El cincuentenario de El Gatopardo coincide, entre nosotros, con la reedición de otro libro que evoca una sociedad ya ida: El mundo de ayer, de Stefan Zweig, memorias escritas en el exilio de una Europa desvanecida que fueron, para su autor, el preludio de una muerte elegida en forma de suicidio.
Zweig, a diferencia del príncipe de Salina, no tenía esperanza alguna de que su mundo continuaría con otros protagonistas. La bestialidad sin fisuras de los nazis lo había hecho imposible, confirmando –como sostenía Freud– que “la barbarie, el elemental instinto de destrucción, era inextirpable del alma humana”.

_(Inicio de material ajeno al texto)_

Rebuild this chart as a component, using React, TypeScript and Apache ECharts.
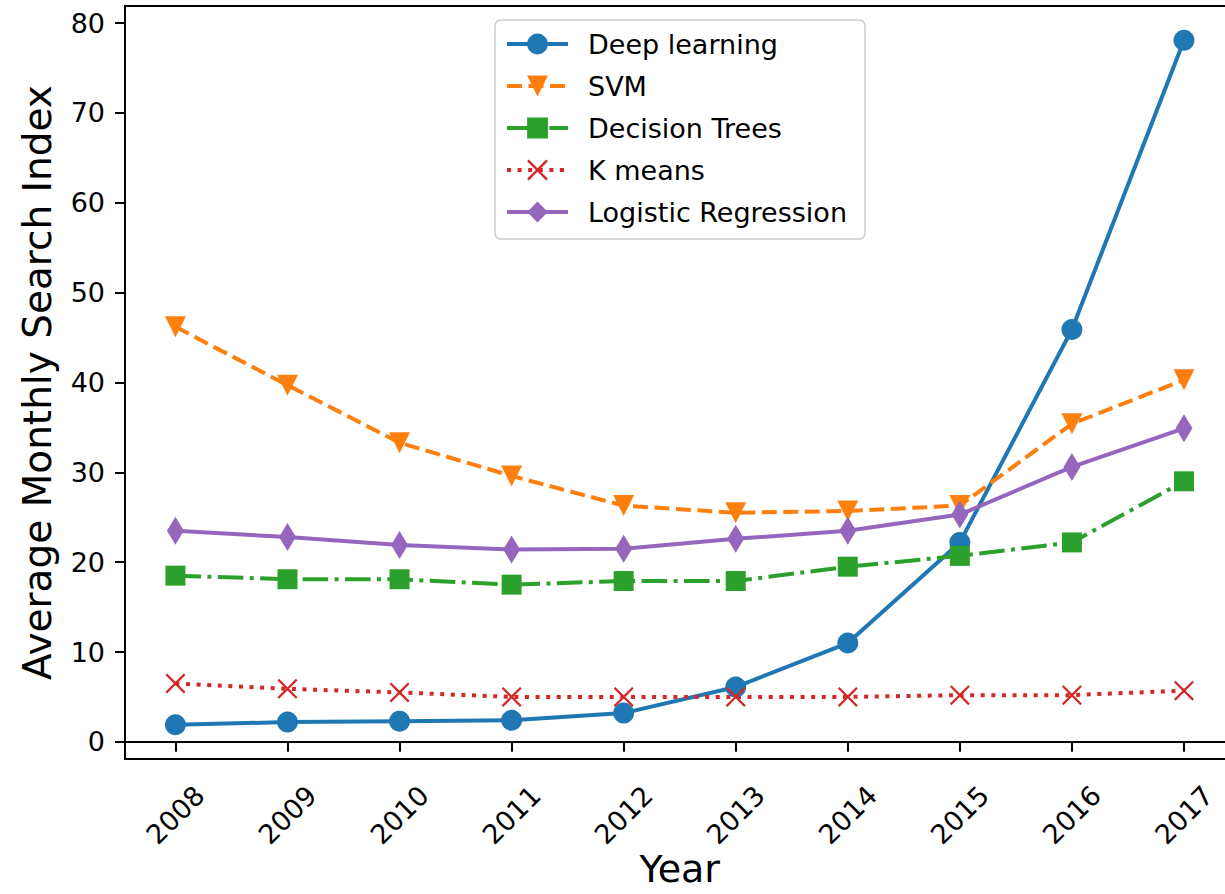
import React, { useEffect, useRef } from "react";
import * as echarts from "echarts";

const years = [2008, 2009, 2010, 2011, 2012, 2013, 2014, 2015, 2016, 2017];
const yTicks = [0, 10, 20, 30, 40, 50, 60, 70, 80];

const deepLearning = [1.9, 2.2, 2.3, 2.4, 3.2, 6.1, 11.0, 22.2, 45.9, 78.1];
const svm = [46.2, 39.7, 33.3, 29.6, 26.3, 25.5, 25.7, 26.3, 35.4, 40.3];
const decisionTrees = [18.5, 18.1, 18.1, 17.5, 17.9, 17.9, 19.5, 20.7, 22.2, 29.0];
const kMeans = [6.5, 5.9, 5.5, 5.0, 5.0, 5.0, 5.0, 5.2, 5.2, 5.7];
const logisticRegression = [23.5, 22.8, 21.9, 21.4, 21.5, 22.6, 23.5, 25.3, 30.6, 34.9];

const FONT = "DejaVu Sans";
const LW = 4;

const X_PATH =
  "path://M0,8 L8,0 L50,42 L92,0 L100,8 L58,50 L100,92 L92,100 L50,58 L8,100 L0,92 L42,50 Z";
const THIN_DIAMOND = "path://M50,0 L100,50 L50,100 L0,50 Z";

function pairs(vals: number[]) {
  return years.map((y, i) => [y, vals[i]]);
}

export default function App() {
  const ref = useRef<HTMLDivElement>(null);
  useEffect(() => {
    if (!ref.current) return;
    const chart = echarts.init(ref.current, undefined, { renderer: "svg" });
    const mk = (
      name: string,
      vals: number[],
      color: string,
      dash: any,
      symbol: string,
      symbolSize: any,
      symbolRotate = 0
    ) => ({
      name,
      type: "line",
      data: pairs(vals),
      symbol,
      symbolSize,
      symbolRotate,
      showAllSymbol: true,
      lineStyle: { color, width: LW, type: dash, cap: "butt" },
      itemStyle: { color, borderWidth: 0 },
      emphasis: { disabled: true },
    });
    chart.setOption({
      animation: false,
      textStyle: { fontFamily: FONT },
      grid: {
        left: 125,
        right: 5.6,
        top: 6,
        bottom: 135,
        containLabel: false,
        outerBoundsMode: "none",
        show: true,
        borderColor: "#000",
        borderWidth: 2,
        backgroundColor: "transparent",
      },
      legend: {
        orient: "vertical",
        left: 495,
        top: 20,
        padding: [9, 18, 12, 10],
        itemWidth: 61,
        itemHeight: 26,
        itemGap: 12,
        backgroundColor: "#fff",
        borderColor: "#cccccc",
        borderWidth: 1.5,
        borderRadius: 6,
        lineStyle: { width: 4 },
        textStyle: {
          fontFamily: FONT,
          fontSize: 27,
          color: "#000",
          lineHeight: 30,
          padding: [0, 0, 0, 15],
        },
        data: ["Deep learning", "SVM", "Decision Trees", "K means", "Logistic Regression"],
      },
      xAxis: {
        type: "value",
        min: 2007.55,
        max: 2017.45,
        name: "Year",
        nameLocation: "middle",
        nameGap: 90,
        nameMoveOverlap: false,
        nameTextStyle: { fontFamily: FONT, fontSize: 38, lineHeight: 40, color: "#000" },
        axisLine: { show: true, lineStyle: { color: "#000", width: 2 } },
        axisTick: {
          show: true,
          length: 10,
          lineStyle: { color: "#000", width: 2 },
          customValues: years,
        },
        axisLabel: {
          customValues: years,
          rotate: 45,
          align: "center",
          verticalAlign: "middle",
          margin: 56,
          fontFamily: FONT,
          fontSize: 27,
          color: "#000",
          formatter: (v: number) => String(v),
        },
        splitLine: { show: false },
      },
      yAxis: {
        type: "value",
        min: -1.91,
        max: 81.91,
        name: "Average Monthly Search Index",
        nameLocation: "middle",
        nameRotate: 90,
        nameGap: 68,
        nameMoveOverlap: false,
        nameTextStyle: { fontFamily: FONT, fontSize: 39, color: "#000" },
        axisLine: { show: true, lineStyle: { color: "#000", width: 2 } },
        axisTick: {
          show: true,
          length: 10,
          lineStyle: { color: "#000", width: 2 },
          customValues: yTicks,
        },
        axisLabel: {
          customValues: yTicks,
          margin: 20,
          fontFamily: FONT,
          fontSize: 27,
          color: "#000",
          formatter: (v: number) => String(v),
        },
        splitLine: { show: false },
      },
      series: [
        mk("Deep learning", deepLearning, "#1f77b4", "solid", "circle", 21),
        mk("SVM", svm, "#ff7f0e", [15, 6.5], "triangle", 21, 180),
        mk("Decision Trees", decisionTrees, "#2ca02c", [25.6, 6.4, 4, 6.4], "rect", 20),
        mk("K means", kMeans, "#d62728", [4, 6.6], X_PATH, 20),
        mk("Logistic Regression", logisticRegression, "#9467bd", "solid", THIN_DIAMOND, [17, 28]),
      ],
    });
    return () => chart.dispose();
  }, []);
  return (
    <div
      style={{
        position: "absolute",
        left: 0,
        top: 0,
        width: 1225,
        height: 894,
        overflow: "hidden",
        background: "#fff",
      }}
    >
      <div ref={ref} style={{ width: 1240, height: 894 }} />
    </div>
  );
}
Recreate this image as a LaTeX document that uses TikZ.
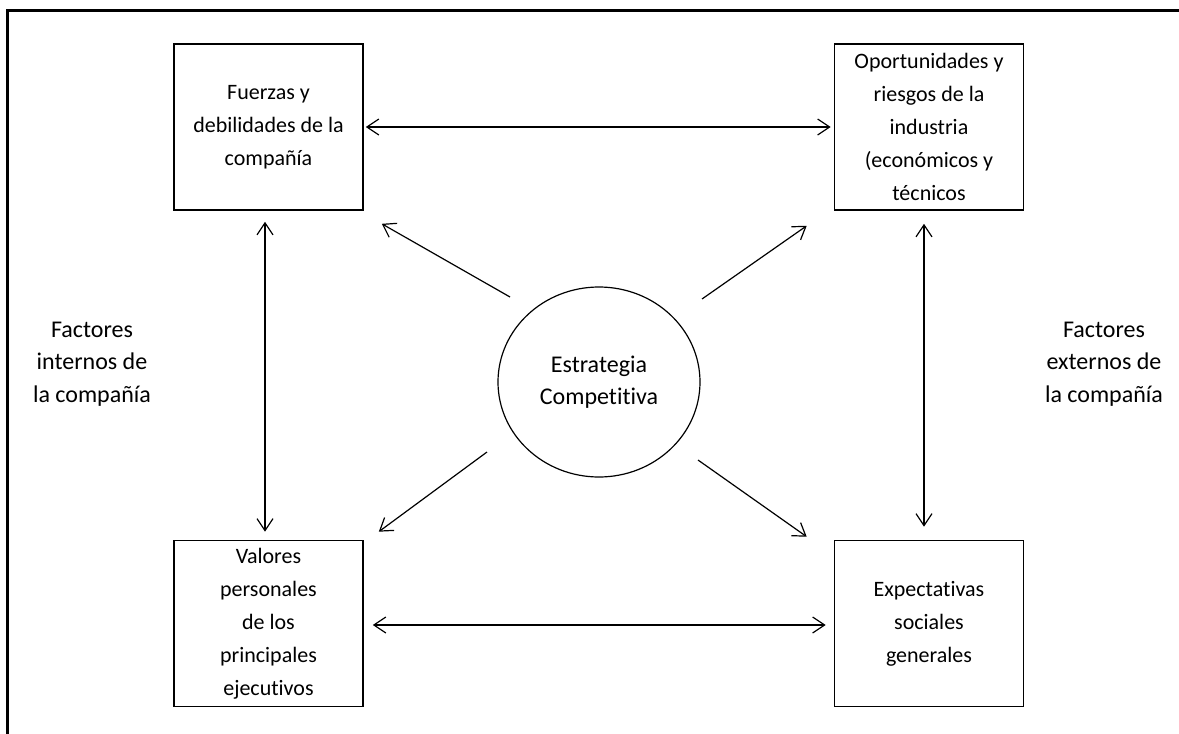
\documentclass[tikz,border=0pt]{standalone}
\usepackage{fontspec}
\setmainfont{Carlito}[Ligatures=NoCommon]
\usetikzlibrary{arrows.meta,positioning,calc,shapes.geometric}
\tikzstyle{factor}=[draw,line width=1.6pt,minimum width=189pt,minimum height=166pt,inner sep=0pt,align=center,font=\fontsize{22}{33}\selectfont]
\tikzstyle{estrategia}=[draw,ellipse,minimum width=202pt,minimum height=190pt,inner sep=0pt,align=center,font=\fontsize{24}{32}\selectfont]
\tikzstyle{lado}=[align=center,font=\fontsize{24}{32.5}\selectfont]
\tikzstyle{flecha}=[-{Straight Barb[length=12pt,width=16pt]}]
\tikzstyle{doble}=[{Straight Barb[length=12pt,width=16pt]}-{Straight Barb[length=12pt,width=16pt]}]

\begin{document}
\begin{tikzpicture}[x=1pt,y=-1pt,very thick]
    \useasboundingbox (0,0) rectangle (1179,734);
    \draw[line width=3pt] (7,734) -- (7,10) -- (1179,10);

    \node [factor] (fuerzas) at (268.5,127) {Fuerzas y\\debilidades de la\\compañía};
    \node [factor] (oportunidades) at (929,127) {Oportunidades y\\riesgos de la\\industria\\(económicos y\\técnicos};
    \node [factor] (valores) at (268.5,623.5) {Valores\\personales\\de los\\principales\\ejecutivos};
    \node [factor] (expectativas) at (929,623.5) {Expectativas\\sociales\\generales};
    \node [estrategia] (estrategia) at (599,382) {Estrategia\\Competitiva};
    \node [lado] (internos) at (92,364) {Factores\\internos de\\la compañía};
    \node [lado] (externos) at (1104,364) {Factores\\externos de\\la compañía};

    % entre cajas
    \draw [doble,shorten <=2pt,shorten >=3pt] (fuerzas.east) -- (oportunidades.west);
    \draw [doble,shorten <=9pt,shorten >=8pt] ([yshift=-1.5pt]valores.east) -- ([yshift=-1.5pt]expectativas.west);
    \draw [doble,shorten <=11pt,shorten >=8pt] ([xshift=-3.5pt]fuerzas.south) -- ([xshift=-3.5pt]valores.north);
    \draw [doble,shorten <=13pt,shorten >=13pt] ([xshift=-5pt]oportunidades.south) -- ([xshift=-5pt]expectativas.north);

    % desde la estrategia
    \draw [flecha] ($(estrategia.center)+(-89,-85)$) -- ($(fuerzas.south east)+(18,13)$);
    \draw [flecha] ($(estrategia.center)+(103,-83)$) -- ($(oportunidades.south west)+(-27,15)$);
    \draw [flecha] ($(estrategia.center)+(-112,70)$) -- ($(valores.north east)+(15,-8)$);
    \draw [flecha] ($(estrategia.center)+(99,78)$) -- ($(expectativas.north west)+(-27,-3)$);
\end{tikzpicture}
\end{document}
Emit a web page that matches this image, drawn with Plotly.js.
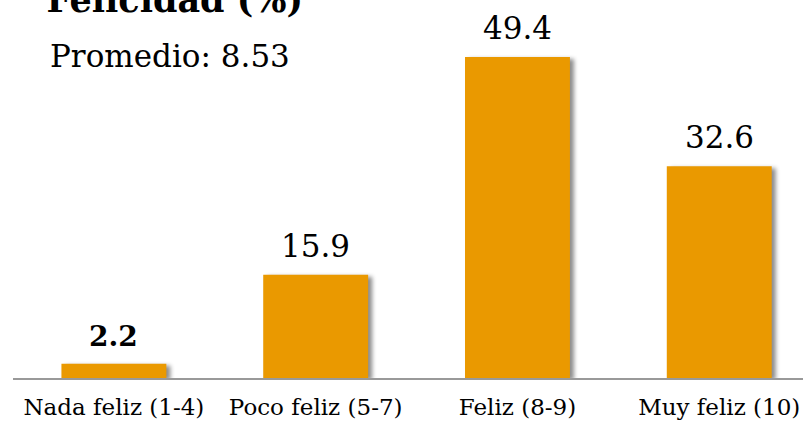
<!DOCTYPE html>
<html>
<head>
<meta charset="utf-8">
<script src="https://cdn.plot.ly/plotly-3.0.1.min.js"></script>
<style>
html,body{margin:0;padding:0;background:#fff;}
#chart{width:803px;height:432px;}
.barlayer .point path{filter:drop-shadow(4px 2px 2px rgba(0,0,0,0.45));}
</style>
</head>
<body>
<div id="chart"></div>
<script>
var categories = ["Nada feliz (1-4)", "Poco feliz (5-7)", "Feliz (8-9)", "Muy feliz (10)"];
var values = [2.2, 15.9, 49.4, 32.6];
var valueLabels = ["2.2", "15.9", "49.4", "32.6"];
var labelBold = [true, false, false, false];
var chartTitle = "Felicidad (%)";
var subtitle = "Promedio: 8.53";

var FONT = "DejaVu Serif, serif";
var barColor = "#EA9900";

var trace = {
  type: "bar",
  x: categories,
  y: values,
  marker: {color: barColor, line: {width: 0}},
  hoverinfo: "skip"
};

var annotations = categories.map(function (c, i) {
  return {
    x: c, y: values[i], xref: "x", yref: "y",
    text: labelBold[i] ? "<b>" + valueLabels[i] + "</b>" : valueLabels[i],
    showarrow: false, yanchor: "bottom", xanchor: "center", yshift: 9,
    font: {family: FONT, size: labelBold[i] ? 28 : 31, color: "#000"}
  };
});
annotations.push({
  x: 0.0443, y: 0.9, xref: "paper", yref: "paper",
  xanchor: "left", yanchor: "middle", showarrow: false,
  text: subtitle, font: {family: FONT, size: 31, color: "#000"}
});

var layout = {
  width: 803, height: 432,
  margin: {l: 13, r: 0, t: 20, b: 54},
  paper_bgcolor: "#fff", plot_bgcolor: "#fff",
  showlegend: false,
  bargap: 0.48,
  title: {
    text: "<b>" + chartTitle + "</b>",
    font: {family: FONT, size: 35, color: "#000"},
    xref: "container", yref: "container",
    x: 0.058, xanchor: "left", y: 1, yanchor: "middle"
  },
  xaxis: {
    type: "category",
    range: [-0.5, 3.415],
    showline: true, linecolor: "#999", linewidth: 2,
    ticks: "", showgrid: false, zeroline: false,
    ticklabelstandoff: 7,
    tickfont: {family: FONT, size: 23, color: "#000"},
    fixedrange: true
  },
  yaxis: {
    range: [0, 55.1],
    visible: false, showgrid: false, zeroline: false,
    fixedrange: true
  },
  annotations: annotations
};

Plotly.newPlot("chart", [trace], layout, {displayModeBar: false, staticPlot: true});
</script>
</body>
</html>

HOY SE encuentra Europa en el umbral de otra etapa en la que, consumada con la actual crisis –cuando ésta llegue a su fin– la erosión de su posición de privilegio en el mundo, tendrá que redefinir su papel en el escenario global. Y, ante esta tesitura, el escéptico realismo del príncipe de Salina resultará mucho más estimulante que el impulso autodestructivo de Zweig: algo ha de cambiar para que todo siga, si no igual, por lo menos de forma parecida. Habrá que utilizar otras maneras, adoptar formas actuales y tejer nuevas alianzas. Como hizo, sin dudarlo, Tancredo Falconeri.